Work-life balance; it is something that virtually all of us are in search of but very few are able to find. In fact, according to a Stress At Work report by LinkedIn, 70% of American workers state that a lack of work-life balance is the leading cause of stress at work. Another study conducted in 2015 by the American Sociological Review showed that 70% “struggle in finding a work-life balance system that works for them.” Given this survey is four years old, it does not seem that we are gaining ground on solving this issue. And when almost-half of American workers say they are stressed in their jobs; we should begin to wonder if work-life balance is even a thing.
Does it really exist?
I would say it does not. I do not believe in work-life balance; which is why I believe it is so elusive for the majority.
What I do believe in is work-life boundaries. I have had some who have told me this is just a different choice of words and that work-life balance and work-life boundaries are the same things. I would contend however that they are quite different. I spent years focused on trying to be balanced, but was completely unbalanced in my life and I can attest to the difference that boundaries have made in my life.
Here are some of the differences between boundaries and balance.
Boundaries Are Established
One of the issues with balance is there is nothing to establish. How do you define balance? How do you consistently establish balance? It is tricky at best and as we see from the multiple studies, it is unachievable for most.
However, boundaries by their very nature are established. I have clearly defined boundaries in my life that I have instituted that protect those things that I value most. These priorities include time with my wife and kids, my health, my sleep, my work, and my hobbies.

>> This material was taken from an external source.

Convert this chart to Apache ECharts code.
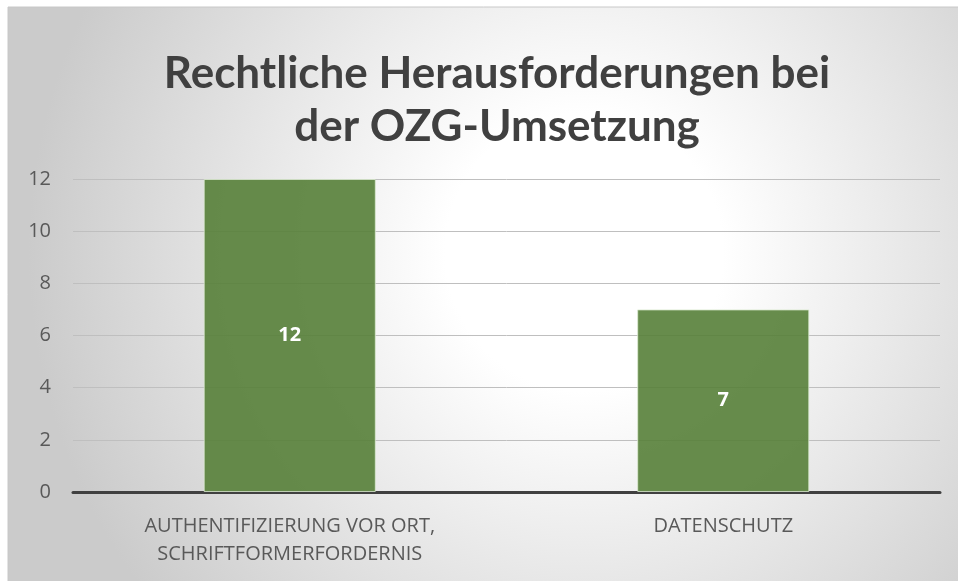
<!DOCTYPE html>
<html>
<head>
<meta charset="utf-8">
<script src="https://cdn.jsdelivr.net/npm/echarts@6/dist/echarts.min.js"></script>
<style>
html,body{margin:0;padding:0;background:#ffffff;}
#chart{width:958px;height:581px;}
</style>
</head>
<body>
<div id="chart"></div>
<script>
var titleLines = ['Rechtliche Herausforderungen bei', 'der OZG-Umsetzung'];
var categories = ['AUTHENTIFIZIERUNG VOR ORT,\nSCHRIFTFORMERFORDERNIS', 'DATENSCHUTZ'];
var values = [12, 7];
var yTicks = {min: 0, max: 12, interval: 2};

var chart = echarts.init(document.getElementById('chart'), null, {renderer: 'canvas'});
chart.setOption({
  animation: false,
  graphic: [{
    type: 'rect', z: -10, silent: true,
    shape: {x: 8, y: 7, width: 960, height: 584},
    style: {
      fill: new echarts.graphic.RadialGradient(0.6, 0.42, 0.95, [
        {offset: 0, color: '#ffffff'},
        {offset: 0.25, color: '#ffffff'},
        {offset: 1, color: '#cbcbcb'}
      ]),
      stroke: '#c8c8c8', lineWidth: 1
    }
  }],
  title: {
    text: titleLines.join('\n'),
    left: 492,
    textAlign: 'center',
    top: 42,
    textStyle: {
      fontFamily: 'Lato', fontWeight: 'bold', fontSize: 44,
      color: '#404040', lineHeight: 53
    }
  },
  grid: {left: 73, right: 18, top: 179, bottom: 89, containLabel: false},
  xAxis: {
    type: 'category',
    data: categories,
    axisLine: {show: true, lineStyle: {color: '#404040', width: 3}},
    axisTick: {show: false},
    axisLabel: {
      color: '#595959', fontSize: 20, fontFamily: 'Open Sans',
      margin: 20, lineHeight: 28, interval: 0
    }
  },
  yAxis: {
    type: 'value',
    min: yTicks.min, max: yTicks.max, interval: yTicks.interval,
    axisLine: {show: false},
    axisTick: {show: false},
    axisLabel: {color: '#595959', fontSize: 20, fontFamily: 'Open Sans', margin: 22},
    splitLine: {lineStyle: {color: '#bfbfbf', width: 1}}
  },
  series: [{
    type: 'bar',
    data: values,
    barWidth: '39.7%',
    itemStyle: {color: 'rgba(86,128,56,0.9)', borderColor: 'rgba(220,235,210,0.8)', borderWidth: 1},
    label: {
      show: true, position: 'inside',
      color: '#ffffff', fontWeight: 'bold', fontSize: 20, fontFamily: 'Open Sans'
    }
  }]
});
</script>
</body>
</html>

With my values defined and documented I have been able to implement boundaries that protect them which allows me to give the best of myself to work as well as to my personal life. There is no more trying to hold everything in a delicate balance. Clearly defined, boundaries are easily recognizable, unlike balance.
They Are Quantifiable
By establishing my boundaries I am able to quantify how I am doing living within them. I can clearly analyze the time I am giving to one of my priorities or the other and if I am sliding outside one of my boundaries.
Balance, on the other hand, is not so. It is far too easy to bring work into all areas of our lives – responding to an email while at a family dinner or stepping away from the sidelines of your children’s sporting event to take a call. Striving to achieve balance leaves the door open at both work and in our personal lives for unintended distractions and throws us off all too quickly.
By living within boundaries I have clear lines of demarcation that enable me to focus on my work, my personal life, and my relationships without the burden of trying to balance them all simultaneously.
Boundaries Are Harder to Move
It does not take a whole lot to knock one off-balance.
For years my daughter was a gymnast and watching her on a balance beam was both nerve-wracking and fascinating at the same time. The slightest movement or tilt could easily push her off balance and it is the same for us professionals. It may be an urgent text, a last-minute request from a boss, a colleague who needs help as we are headed out the door. Any of these things will most likely push us off balance and have us removing ourselves from another commitment to respond and be subject to the tyranny of the urgent.
When boundaries have been established they are much harder to move. For example, this Saturday I will be flying to Melbourne, Australia to take part in a conference for the week. Being there means that I am needing to fly out on Saturday afternoon. One of the boundaries that I have established is that I do not work on weekends, so this decision was not an easy one for my wife and I. However, before I committed to this conference, we discussed it and decided to make this exception and also have replaced the lost day with a day-off during the week.
This decision took time, involved communication and was more of an effort than just saying yes. And this is one of the benefits of boundaries, it requires forethought and being proactive versus being reactive.
Our corporate world is not slowing down any time soon and our companies and our employers will go as far as we allow them to go in taking our time and being ok if we are off-balance. We must, therefore, take the step to establish work-life boundaries by defining what it is we value and putting guardrails in place to protect that – both personal and work.
It can be done, I have done it and have helped others do the same.
The real question is, what’s holding you back?